Yesterday, Joanna Close and I planned and planted our garden. We planted seeds and even some transplants (the woman at Halifax Seeds told us it was okay to put them in). Green, yellow and black beans (pole and bush - we want lots of beans), carrots, spinach, lettuce, radishes, beets, peas, squash, onions, leeks, and chard. It looks beautiful! After it was planted, I stuck rose branch clippings around the perimeter of the soil (along with angled bamboo sticks) to keep out the cats - so far it's working! I can't wait to see the garden grow....

Monday, June 1, 2009

hanging cloth/drying cloth




I've been thinking about how we organize stuff, the objects of our productivity. This is a result of living and working in my new studio for the past few weeks, despite the lack of storage and shelving infrastructure. Over the weekend, I found a wooden towel bar in someone's pile of free stuff (Halifax is great for curbside free stuff). I'm thinking of using it in my studio to hang one of my booth display racks from - I could use it for drying scarves after they've been washed or dyed, and I could use it for displaying a selection of scarves for particular clients or visitors.
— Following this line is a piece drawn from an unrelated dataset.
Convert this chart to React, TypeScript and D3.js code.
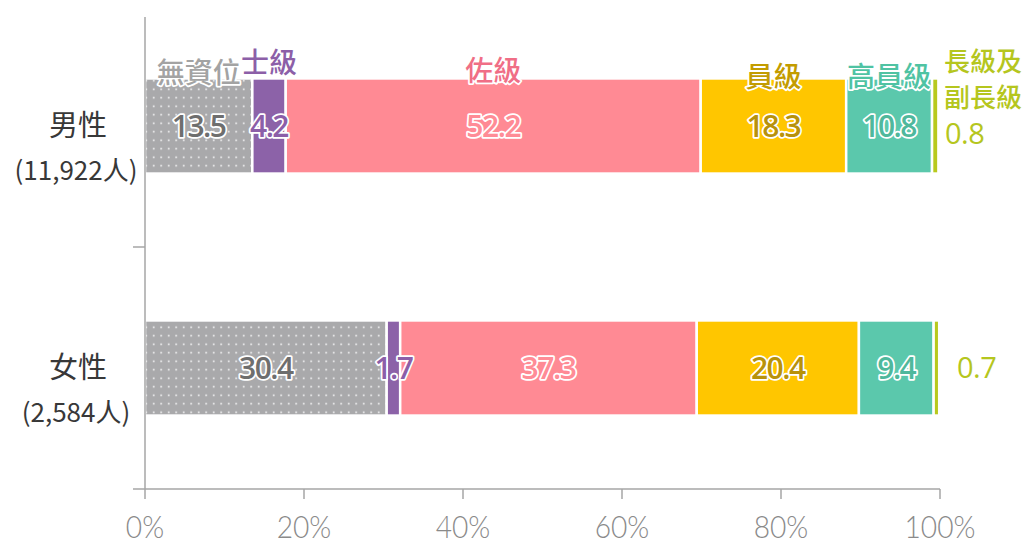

Today is the day that my friend Joanna Close and I plant our vegetable garden. Joanna is a textile artist who has been weaving these amazing vegetable garden blankets since we went to NSCAD together...she's just the right person to help plan a real vegetable garden. Organizing and arranging through repetition of rows of seeds, predicting how things will grow and making sure they have enough room to prosper. This morning, after a night of rain, the sun is out but it is windy. The clothes on the line were throwing beautiful shadows on our plot of rich, ready, dark soil.